A former academic, Tibaijuka is perhaps best known for writing a 2005 report on Zimbabwean President Robert Mugabe‘s massive displacement program — dubbed Operation Murambatsvina, or Operation Drive Out the Trash — which carried out large scale evictions of alleged squatters and unregistered businesses in poor neighborhoods, particularly those linked to the country’s political opposition. Tibaijuka concluded that the evictions were discriminatory, unjustified and inhumane.

Tibaijuka is credited with raising the profile of the U.N. housing agency and persuading the UN Secretary General to upgrade it from a small department to a full-fledged U.N. program. In her letter, she claims to have taken an institution that was “in tatters” and that she leaves behind an institution with a “working reserve that I built from scratch.”

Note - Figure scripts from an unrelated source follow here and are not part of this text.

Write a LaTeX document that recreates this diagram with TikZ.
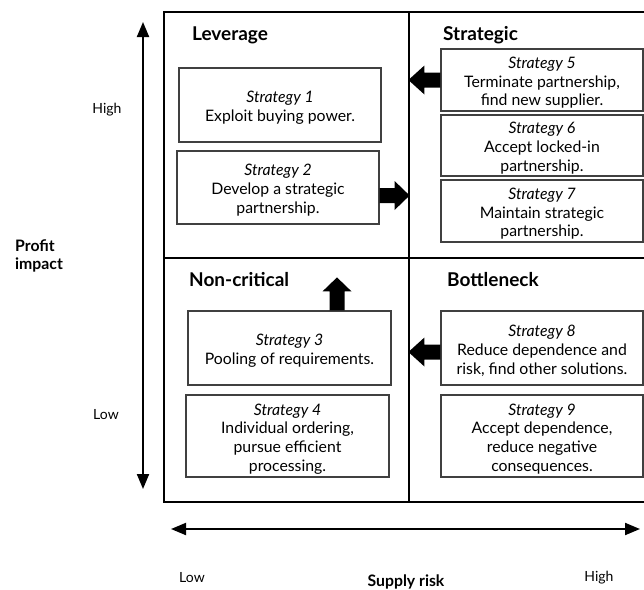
\documentclass[tikz,border=0pt]{standalone}
\usepackage{fontspec}
\setmainfont{Lato}
\usetikzlibrary{arrows.meta,calc}

% italic heading line of a strategy box, with a strut that lowers the block a little
\newcommand{\stratname}[1]{\rule{0pt}{17pt}\textit{Strategy #1}}

\tikzset{
  stratbox/.style={draw=black!75, line width=1.2pt, minimum width=#1, align=center,
    inner sep=0pt, font=\fontsize{15.8}{18.7}\selectfont},
  quadtitle/.style={anchor=base west, inner sep=0pt, font=\fontsize{19}{23}\selectfont\bfseries},
  axislabel/.style={inner sep=0pt, font=\fontsize{14}{17}\selectfont},
  axisname/.style={inner sep=0pt, font=\fontsize{15.8}{18.5}\selectfont\bfseries},
  frame/.style={line width=2pt, black},
  axis/.style={line width=2pt, {Triangle[length=15pt,width=12pt]}-{Triangle[length=15pt,width=12pt]}},
  blockarrow/.style={fill=black, draw=none}
}

\begin{document}
\begin{tikzpicture}[x=1pt, y=-1pt]
\clip (0,0) rectangle (644,589);

% quadrant frame
\coordinate (tl) at (164,12);
\coordinate (br) at (654,502);
\coordinate (midtop) at (409,12);
\coordinate (midbot) at (409,502);
\coordinate (midleft) at (164,257.5);
\coordinate (midright) at (654,257.5);
\draw[frame] (tl) rectangle (br);
\draw[frame] (midtop) -- (midbot);
\draw[frame] (midleft) -- (midright);

% quadrant titles
\node[quadtitle] (tlev) at (192,40.7) {Leverage};
\node[quadtitle] (tstr) at (443,40.7) {Strategic};
\node[quadtitle] (tnon) at (189,286.7) {Non-critical};
\node[quadtitle] (tbot) at (447,286.7) {Bottleneck};

% strategy boxes
\node[stratbox=202pt, minimum height=74pt] (s1) at (280,105)
  {\stratname{1}\\Exploit buying power.};
\node[stratbox=202pt, minimum height=73pt] (s2) at (278,187.5)
  {\stratname{2}\\Develop a strategic\\partnership.};
\node[stratbox=203pt, minimum height=74pt] (s3) at (289.5,348)
  {\stratname{3}\\Pooling of requirements.};
\node[stratbox=203pt, minimum height=82pt] (s4) at (287.5,436)
  {\stratname{4}\\Individual ordering,\\pursue efficient\\processing.};
\node[stratbox=202pt, minimum height=62pt] (s5) at (542,80)
  {\stratname{5}\\Terminate partnership,\\find new supplier.};
\node[stratbox=202pt, minimum height=61pt] (s6) at (542,145.5)
  {\stratname{6}\\Accept locked-in\\partnership.};
\node[stratbox=202pt, minimum height=62pt] (s7) at (542,211)
  {\stratname{7}\\Maintain strategic\\partnership.};
\node[stratbox=202pt, minimum height=74pt] (s8) at (542,348)
  {\stratname{8}\\Reduce dependence and\\risk, find other solutions.};
\node[stratbox=202pt, minimum height=82pt] (s9) at (542,436)
  {\stratname{9}\\Accept dependence,\\reduce negative\\consequences.};

% block arrows between quadrants
\fill[blockarrow] (s5.west) ++(0,-7.5) -- ++(-16,0) -- ++(0,-7) -- ++(-16,14.5)
  -- ++(16,14.5) -- ++(0,-7) -- ++(16,0) -- cycle;
\fill[blockarrow] ($(s2.east)+(0,8)$) ++(0,-7.5) -- ++(15,0) -- ++(0,-7) -- ++(15,14.5)
  -- ++(-15,14.5) -- ++(0,-7) -- ++(-15,0) -- cycle;
\fill[blockarrow] ($(s3.north)+(47.5,0)$) ++(-7.5,0) -- ++(0,-19) -- ++(-7,0) -- ++(14.5,-14)
  -- ++(14.5,14) -- ++(-7,0) -- ++(0,19) -- cycle;
\fill[blockarrow] ($(s8.west)+(0,4)$) ++(0,-7.5) -- ++(-16,0) -- ++(0,-7) -- ++(-16,14.5)
  -- ++(16,14.5) -- ++(0,-7) -- ++(16,0) -- cycle;

% axes
\coordinate (vtop) at (143,22);
\coordinate (vbot) at (143,489);
\coordinate (hleft) at (171,529);
\coordinate (hright) at (640,529);
\draw[axis] (vtop) -- (vbot);
\draw[axis] (hleft) -- (hright);

% axis labels
\node[axislabel] (vhigh) at (107,110) {High};
\node[axislabel] (vlow) at (106,415) {Low};
\node[axisname, anchor=west, align=left] (vname) at (15,256) {Profit\\impact};
\node[axislabel] (hlow) at (192,578) {Low};
\node[axisname] (hname) at (406,582) {Supply risk};
\node[axislabel] (hhigh) at (599,578) {High};
\end{tikzpicture}
\end{document}
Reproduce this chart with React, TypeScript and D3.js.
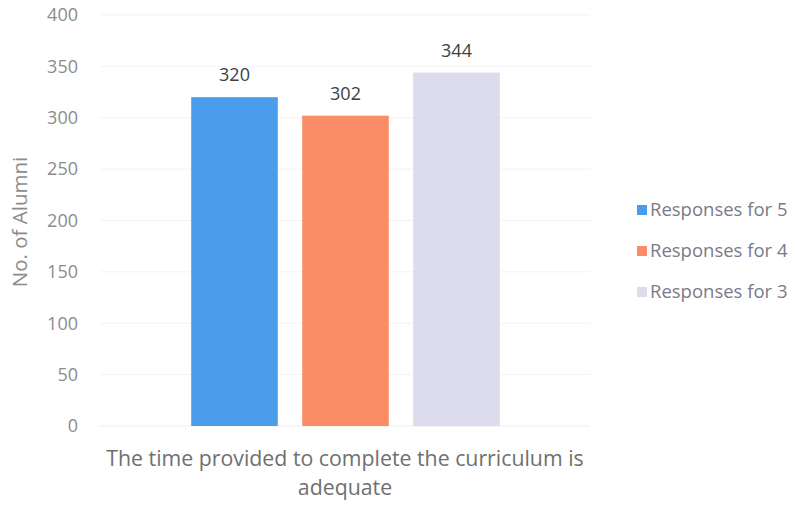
import React from "react";
import * as d3 from "d3";

const series = ["Responses for 5", "Responses for 4", "Responses for 3"];
const values = [320, 302, 344];
const colors = ["#4b9cea", "#fb8d66", "#dcdcec"];
const yTicks = [0, 50, 100, 150, 200, 250, 300, 350, 400];
const categoryLines = ["The time provided to complete the curriculum is", "adequate"];
const yTitle = "No. of Alumni";

const W = 797;
const H = 505;
const FONT = "'Open Sans', 'Liberation Sans', sans-serif";

export default function App() {
  const y = d3.scaleLinear().domain([0, 400]).range([426, 15]);
  const x = d3.scaleBand<string>().domain(series).range([179, 512]).paddingInner(0.22).paddingOuter(0.11);
  const gridX0 = 100;
  const gridX1 = 590;
  return (
    <svg width={W} height={H} style={{ position: "absolute", left: 0, top: 0, background: "#fff" }} fontFamily={FONT}>
      <rect width={W} height={H} fill="#fff" />
      {yTicks.map((t) => (
        <g key={t}>
          {t > 0 && <line x1={gridX0} x2={gridX1} y1={y(t)} y2={y(t)} stroke="#f3f3f5" strokeWidth={1} />}
          <text x={78} y={y(t)} dy="0.35em" textAnchor="end" fontSize={18} fill="#8c8c8c">
            {t}
          </text>
        </g>
      ))}
      <line x1={gridX0} x2={gridX1} y1={y(0)} y2={y(0)} stroke="#eeeeee" />
      <text
        transform={`translate(20,${222}) rotate(-90)`}
        textAnchor="middle"
        dy="0.35em"
        fontSize={20.5}
        fill="#8c8c8c"
      >
        {yTitle}
      </text>
      {series.map((s, i) => (
        <g key={s}>
          <rect x={x(s)} y={y(values[i])} width={x.bandwidth()} height={y(0) - y(values[i])} fill={colors[i]} />
          <text x={(x(s) as number) + x.bandwidth() / 2} y={y(values[i]) - 16} textAnchor="middle" fontSize={18} fill="#404040">
            {values[i]}
          </text>
        </g>
      ))}
      {categoryLines.map((l, i) => (
        <text key={i} x={345} y={466 + i * 29} textAnchor="middle" fontSize={21.3} fill="#707070">
          {l}
        </text>
      ))}
      {series.map((s, i) => (
        <g key={s} transform={`translate(637,${210 + i * 41})`}>
          <rect x={0} y={-5} width={10} height={10} fill={colors[i]} />
          <text x={13} y={0} dy="0.35em" fontSize={18.5} fill="#7a7a8a">
            {s}
          </text>
        </g>
      ))}
    </svg>
  );
}
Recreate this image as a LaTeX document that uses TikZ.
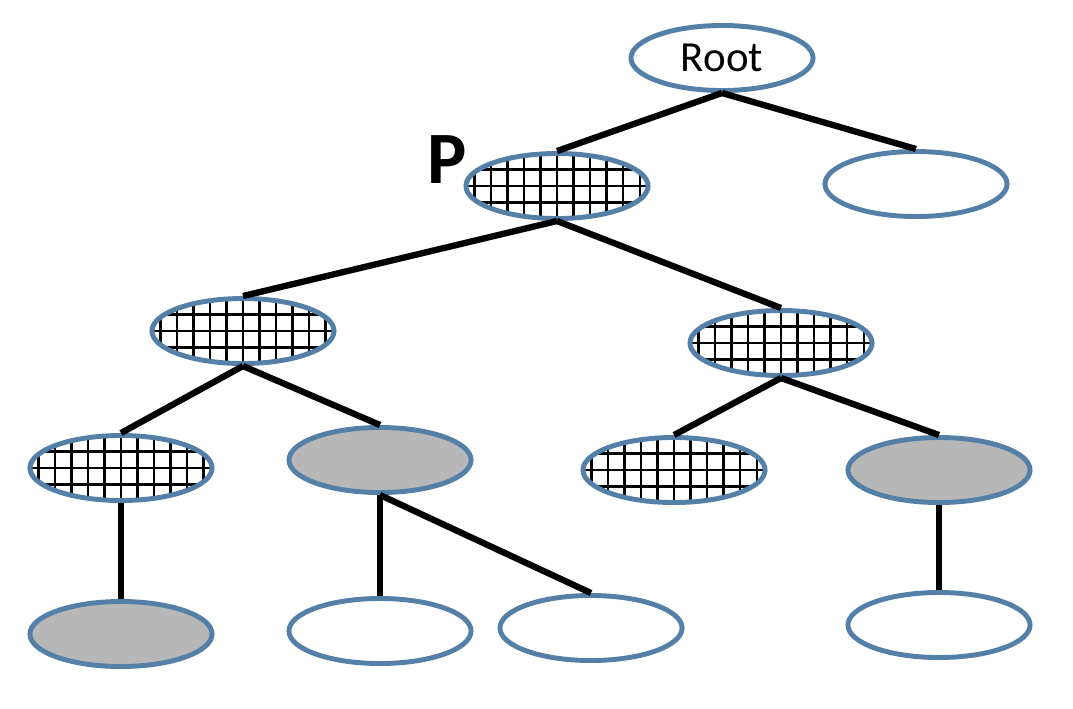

But she has had cool relations with Ban, who last year stripped her of authority for running the U.N. office in Nairobi. The post was transferred to Achim Steiner, a German national who heads UNEP. Last September, Tibaijuka appealed to Ban’s chief of staff, Vijay Nambiar, to consider her for a new job in the U.N. system when her term at Habitat expires at the end of this month. But U.N. officials said that she will be leaving.

“I have not had any formal indications concerning incumbency of my post, but I anticipate that the secretary general does not have an intention of recommending my renewal,” Tibjaijuka wrote in the letter to Nambiar. “Nonetheless, I await your advice on the next steps concerning my future based on the principle of rotation. As you might be aware, I was originally engaged in the UN as a contracted staff member. I am not aware of ever having lost that standing upon my translation to Executive Director and I retain all the entitlements concerning continuity of employment that my default status entails.”